|Title||:||PBC: Prefetched Blocks Compaction|
|Details||:||Fri, 17 Jul, 2015 3:30 PM @ BSB 361|
|Abstract:||:||Last-level-cache (LLC) is one of the critical resources of a multi-core system. Micro-architectural techniques that provide more cache hits at the LLC are the key. Two such techniques are cache compression and hardware prefetching.
Cache compression techniques increase the effective cache capacity without increasing the cache size. The techniques are based on the observation that significant amount of data accessed/generated by a program share common patterns that can be represented (stored) using fewer number of bits. Hardware prefetching, on the other hand, hides the off-chip DRAM latency. Instead of waiting for a cache miss to fetch data from the DRAM, a prefetcher trains itself to identify such misses ahead of time and prefetches data into the cache, thereby converting the cache miss into a potential cache hit. One of the key features of the addresses generated by the commonly used prefetchers (such as stride and stream) is that these addresses correlate in space due to spatial locality.
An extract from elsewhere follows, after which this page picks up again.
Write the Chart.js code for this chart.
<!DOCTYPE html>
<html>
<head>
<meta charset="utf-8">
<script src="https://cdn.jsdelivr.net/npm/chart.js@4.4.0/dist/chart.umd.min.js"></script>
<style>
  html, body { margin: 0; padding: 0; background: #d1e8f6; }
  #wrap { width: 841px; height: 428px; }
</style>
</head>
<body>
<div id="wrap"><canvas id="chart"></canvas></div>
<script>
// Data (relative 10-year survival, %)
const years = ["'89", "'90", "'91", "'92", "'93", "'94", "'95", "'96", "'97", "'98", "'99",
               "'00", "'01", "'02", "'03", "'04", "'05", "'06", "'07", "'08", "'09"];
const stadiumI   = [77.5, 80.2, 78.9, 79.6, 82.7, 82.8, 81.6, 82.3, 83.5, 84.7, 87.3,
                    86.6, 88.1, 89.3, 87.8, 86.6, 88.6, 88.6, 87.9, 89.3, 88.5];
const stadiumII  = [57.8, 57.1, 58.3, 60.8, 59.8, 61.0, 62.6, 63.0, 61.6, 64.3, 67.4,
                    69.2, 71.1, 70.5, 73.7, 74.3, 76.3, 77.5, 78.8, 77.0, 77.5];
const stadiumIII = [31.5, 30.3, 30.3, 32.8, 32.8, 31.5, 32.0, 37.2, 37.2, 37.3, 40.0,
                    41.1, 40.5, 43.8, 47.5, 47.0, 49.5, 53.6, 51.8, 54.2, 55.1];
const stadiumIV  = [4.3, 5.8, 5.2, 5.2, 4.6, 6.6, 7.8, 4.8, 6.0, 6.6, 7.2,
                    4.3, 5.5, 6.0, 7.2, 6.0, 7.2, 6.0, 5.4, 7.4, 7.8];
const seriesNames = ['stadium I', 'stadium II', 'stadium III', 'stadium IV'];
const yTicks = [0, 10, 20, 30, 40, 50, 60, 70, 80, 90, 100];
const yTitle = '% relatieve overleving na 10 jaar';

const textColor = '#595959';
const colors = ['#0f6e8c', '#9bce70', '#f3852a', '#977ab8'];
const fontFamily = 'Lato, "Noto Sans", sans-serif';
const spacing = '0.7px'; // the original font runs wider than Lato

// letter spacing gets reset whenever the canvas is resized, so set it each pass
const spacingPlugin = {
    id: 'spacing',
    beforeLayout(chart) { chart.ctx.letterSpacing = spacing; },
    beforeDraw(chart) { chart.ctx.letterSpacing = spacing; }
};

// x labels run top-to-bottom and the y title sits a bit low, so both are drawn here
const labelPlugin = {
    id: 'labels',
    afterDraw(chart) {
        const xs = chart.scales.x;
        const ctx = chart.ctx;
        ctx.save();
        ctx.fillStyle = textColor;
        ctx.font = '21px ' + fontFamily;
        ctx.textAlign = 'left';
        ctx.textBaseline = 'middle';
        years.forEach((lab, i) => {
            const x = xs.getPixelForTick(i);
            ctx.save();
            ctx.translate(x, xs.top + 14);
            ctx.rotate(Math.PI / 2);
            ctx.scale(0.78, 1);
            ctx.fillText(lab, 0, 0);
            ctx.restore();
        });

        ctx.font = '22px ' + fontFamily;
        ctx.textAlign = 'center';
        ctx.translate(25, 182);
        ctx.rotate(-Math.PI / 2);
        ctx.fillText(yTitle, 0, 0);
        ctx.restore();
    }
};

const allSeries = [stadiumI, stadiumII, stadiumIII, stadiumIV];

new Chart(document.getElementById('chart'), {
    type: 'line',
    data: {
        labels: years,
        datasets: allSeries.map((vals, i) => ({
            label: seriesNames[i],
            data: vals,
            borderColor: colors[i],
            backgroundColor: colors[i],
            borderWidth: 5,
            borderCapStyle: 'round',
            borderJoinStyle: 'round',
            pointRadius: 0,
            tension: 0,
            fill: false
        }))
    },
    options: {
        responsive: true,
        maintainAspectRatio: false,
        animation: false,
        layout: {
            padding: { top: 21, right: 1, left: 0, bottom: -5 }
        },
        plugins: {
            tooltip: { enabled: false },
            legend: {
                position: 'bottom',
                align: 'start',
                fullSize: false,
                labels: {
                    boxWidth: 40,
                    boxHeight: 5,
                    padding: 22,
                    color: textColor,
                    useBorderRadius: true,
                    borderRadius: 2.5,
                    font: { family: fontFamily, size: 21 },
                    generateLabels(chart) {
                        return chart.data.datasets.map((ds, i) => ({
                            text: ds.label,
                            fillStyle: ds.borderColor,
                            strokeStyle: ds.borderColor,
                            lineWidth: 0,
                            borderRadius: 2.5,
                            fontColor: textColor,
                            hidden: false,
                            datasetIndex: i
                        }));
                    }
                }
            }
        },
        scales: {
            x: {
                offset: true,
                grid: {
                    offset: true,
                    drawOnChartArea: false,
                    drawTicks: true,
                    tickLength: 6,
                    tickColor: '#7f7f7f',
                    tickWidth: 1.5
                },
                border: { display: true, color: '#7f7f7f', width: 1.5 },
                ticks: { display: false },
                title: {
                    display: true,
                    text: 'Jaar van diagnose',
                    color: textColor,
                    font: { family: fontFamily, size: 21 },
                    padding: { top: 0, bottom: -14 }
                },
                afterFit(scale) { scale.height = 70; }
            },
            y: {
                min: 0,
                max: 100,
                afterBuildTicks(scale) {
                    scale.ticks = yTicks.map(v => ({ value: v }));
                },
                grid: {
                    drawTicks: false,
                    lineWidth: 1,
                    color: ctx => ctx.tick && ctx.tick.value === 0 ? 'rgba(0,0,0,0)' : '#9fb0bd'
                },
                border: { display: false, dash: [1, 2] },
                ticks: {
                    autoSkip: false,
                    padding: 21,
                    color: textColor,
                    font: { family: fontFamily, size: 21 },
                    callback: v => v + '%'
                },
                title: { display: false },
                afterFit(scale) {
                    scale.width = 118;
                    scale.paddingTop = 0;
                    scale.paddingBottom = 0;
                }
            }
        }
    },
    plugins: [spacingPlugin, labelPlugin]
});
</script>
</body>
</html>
We observe that the key features of prefetching can be used for compression, which can further increase the effective cache capacity. Our goal in this work is to design a mechanism that can exploit the features of hardware prefetching for compressing multiple prefetched blocks into a single block. We treat multiple contiguous prefetched cache blocks that share common higher order address bits as one single cache block, exploiting the data patterns present across these blocks and propose prefetched blocks compaction (PBC), a low-cost and practical compaction technique that compacts multiple prefetched blocks into a single cache block called compact block. We evaluate PBC across a wide variety of workloads and compare its performance to a baseline system with no compaction.